Ecosystem governance also protects partner economics. It prevents channel conflict, clarifies pricing authority, standardizes onboarding quality, and creates a consistent customer experience across the network. For SysGenPro, this is a core differentiator: not just enabling agencies to sell ERP, but enabling them to operate a governed and scalable ERP business.
Executive recommendations for agencies evaluating a retail white-label ERP strategy
- Start with a defined retail segment such as multi-location stores, ecommerce-led brands, franchise operators, or specialty retailers rather than pursuing a broad horizontal launch.
- Package the offer around repeatable operational outcomes like inventory visibility, order coordination, purchasing control, or store reporting instead of generic ERP messaging.
- Choose a partner model that matches current maturity. Many agencies should begin with co-delivery and controlled support ownership before moving into full OEM commercialization.
- Invest early in partner enablement, implementation templates, support playbooks, and renewal management. These systems matter more than launch branding.
- Build governance into the commercial model through documented SLAs, escalation rules, data responsibilities, and release communication standards.
- Measure success using recurring revenue quality indicators such as gross retention, onboarding cycle time, support load, adoption depth, and expansion potential.

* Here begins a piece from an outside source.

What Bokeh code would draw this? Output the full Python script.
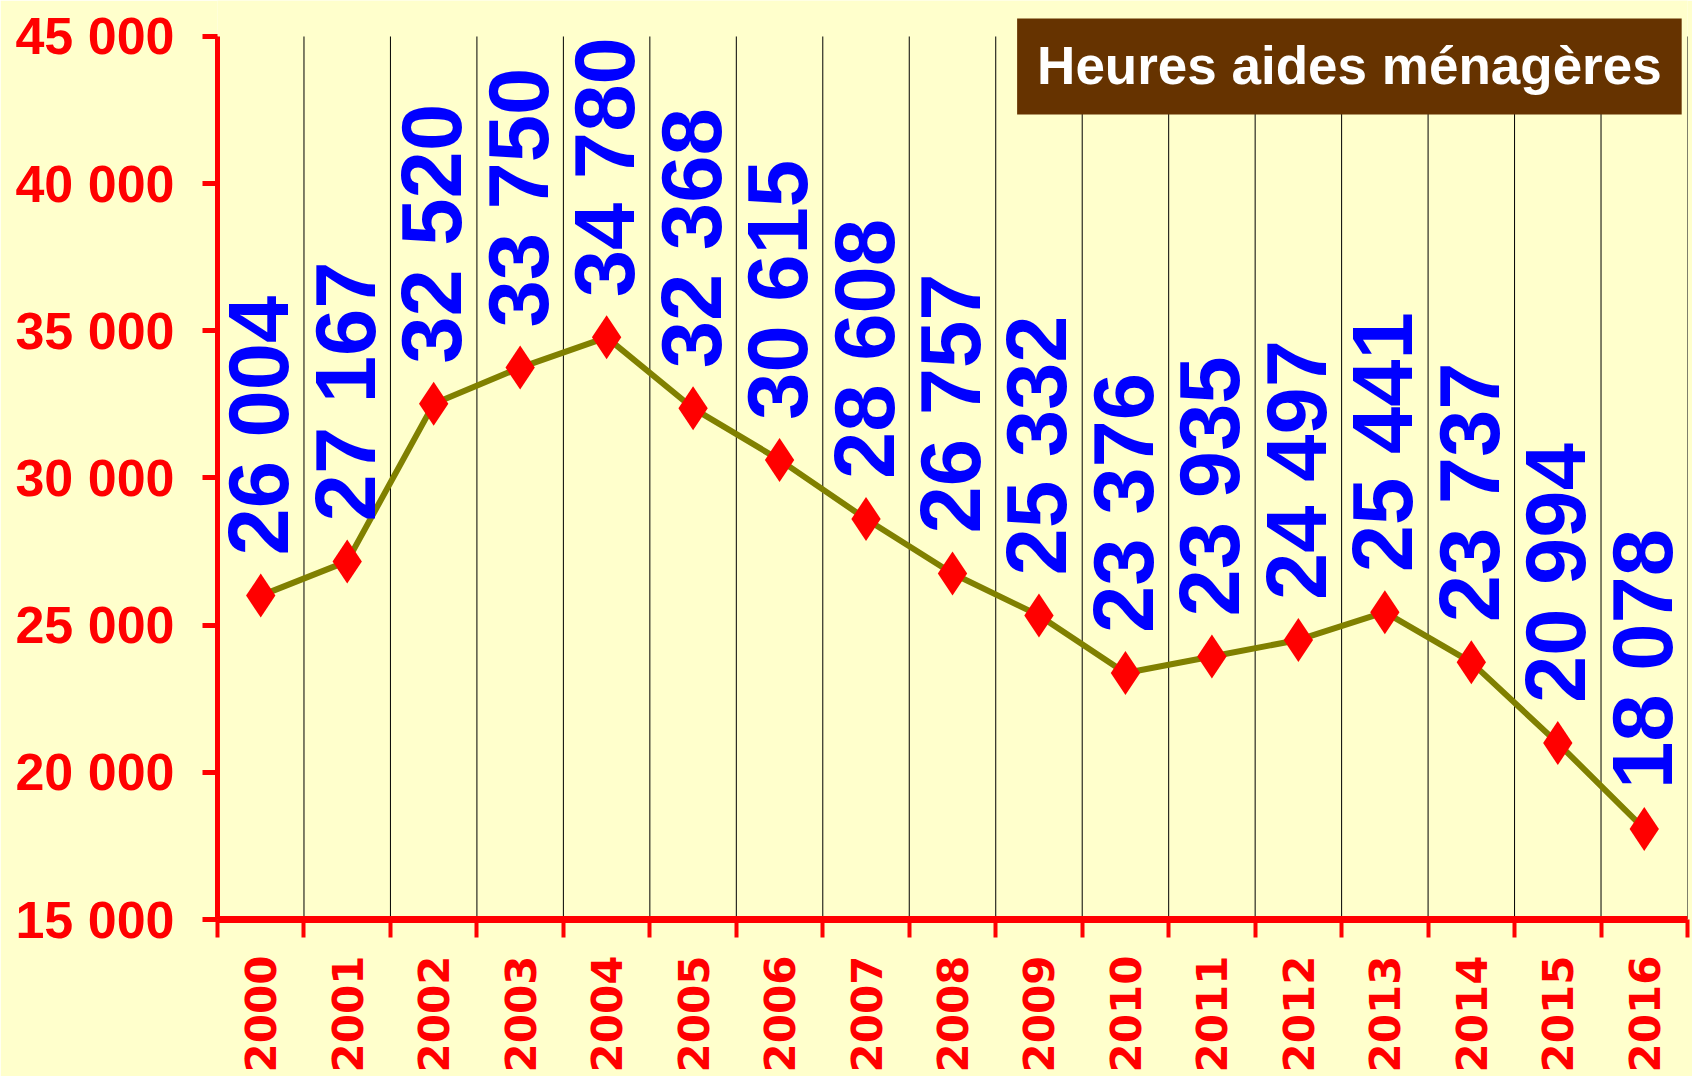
import math
from bokeh.plotting import figure
from bokeh.models import FixedTicker, Label, Range1d, ColumnDataSource
from bokeh.core.properties import value
from bokeh.embed import file_html
from bokeh.resources import INLINE

years = ["2000", "2001", "2002", "2003", "2004", "2005", "2006", "2007", "2008",
         "2009", "2010", "2011", "2012", "2013", "2014", "2015", "2016"]
hours = [26004, 27167, 32520, 33750, 34780, 32368, 30615, 28608, 26757,
         25332, 23376, 23935, 24497, 25441, 23737, 20994, 18078]
y_ticks = [15000, 20000, 25000, 30000, 35000, 40000, 45000]
y_tick_labels = ["15 000", "20 000", "25 000", "30 000", "35 000", "40 000", "45 000"]
title_text = "Heures aides ménagères"

BG = "#FFFFCC"
RED = "#FF0000"
BLUE = "#0000FF"

n = len(years)
centers = [i + 0.5 for i in range(n)]
bounds = list(range(n + 1))
labels = [f"{v:,}".replace(",", " ") for v in hours]
y_lo, y_hi = y_ticks[0], y_ticks[-1]

src = ColumnDataSource(dict(x=centers, y=hours, lab=labels))
grid_src = ColumnDataSource(dict(x=bounds, y0=[y_lo] * len(bounds),
                                 y1=[y_hi] * len(bounds)))

# frame extends a little above the top tick so the title box is not clipped
p = figure(width=1692, height=1076, output_backend="svg", toolbar_location=None,
           x_range=Range1d(0, n), y_range=Range1d(y_lo, y_hi + 1223),
           background_fill_color=BG, border_fill_color=BG,
           min_border_left=217, min_border_right=5, min_border_top=0,
           min_border_bottom=157)
p.outline_line_color = None

# x axis: labels at centres, tick marks at boundaries (minor ticks)
xa = p.xaxis[0]
xa.ticker = FixedTicker(ticks=centers, minor_ticks=bounds)
xa.major_label_overrides = {c: y for c, y in zip(centers, years)}
xa.major_label_orientation = math.pi / 2
xa.major_label_text_font = "DejaVu Sans"
xa.major_label_text_font_style = "bold"
xa.major_label_text_font_size = "42px"
xa.major_label_text_color = RED
xa.major_label_standoff = 18
xa.major_tick_out = 0
xa.major_tick_in = 0
xa.minor_tick_out = 18
xa.minor_tick_in = 0
xa.minor_tick_line_width = 4
xa.minor_tick_line_color = RED
xa.axis_line_color = RED
xa.axis_line_width = 7

# y axis
ya = p.yaxis[0]
ya.bounds = (y_lo, y_hi)
ya.ticker = FixedTicker(ticks=y_ticks, minor_ticks=[])
ya.major_label_overrides = {t: l for t, l in zip(y_ticks, y_tick_labels)}
ya.major_label_text_font = "Liberation Sans"
ya.major_label_text_font_style = "bold"
ya.major_label_text_font_size = "52px"
ya.major_label_text_color = RED
ya.major_label_standoff = 28
ya.major_tick_out = 15
ya.major_tick_in = 0
ya.major_tick_line_width = 5
ya.major_tick_line_color = RED
ya.minor_tick_line_color = None
ya.axis_line_color = RED
ya.axis_line_width = 5

# grids: vertical lines at category boundaries, up to the top tick
p.xgrid.grid_line_color = None
p.ygrid.grid_line_color = None
p.segment(x0="x", y0="y0", x1="x", y1="y1", source=grid_src,
          line_color="black", line_width=1)

# series
p.line("x", "y", source=src, line_color="#808000", line_width=6)
p.scatter("x", "y", source=src, marker="diamond", size=44,
          fill_color=RED, line_color=None)
p.text("x", "y", text="lab", source=src, angle=math.pi / 2,
       text_align="left", text_baseline="alphabetic",
       x_offset=-2, y_offset=-40,
       text_font=value("Liberation Sans"), text_font_style="bold",
       text_font_size="85px", text_color=BLUE)

# title box
title = Label(x=13.09, y=43981, text=title_text,
              text_align="center", text_baseline="middle",
              text_font="Liberation Sans", text_font_style="bold",
              text_font_size="53px", text_color="white",
              background_fill_color="#663300", background_fill_alpha=1.0,
              padding=(20, 20, 18, 19))
p.add_layout(title)

open("out.html", "w").write(file_html(p, INLINE))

Retail white-label SaaS ERP programs are most effective when treated as enterprise growth architecture, not side-channel monetization. Agencies that approach them with operational discipline can create new revenue layers, improve client retention, and participate in deeper transformation agendas. Agencies that treat them as simple software resale often encounter delivery strain, support confusion, and weak renewal performance.
For SysGenPro, the opportunity is to help agencies build a modern partner business: one that combines white-label ERP operations, OEM platform monetization, recurring revenue partnership systems, and ecosystem governance into a scalable model. In a retail market defined by margin pressure and operational complexity, that combination is increasingly valuable.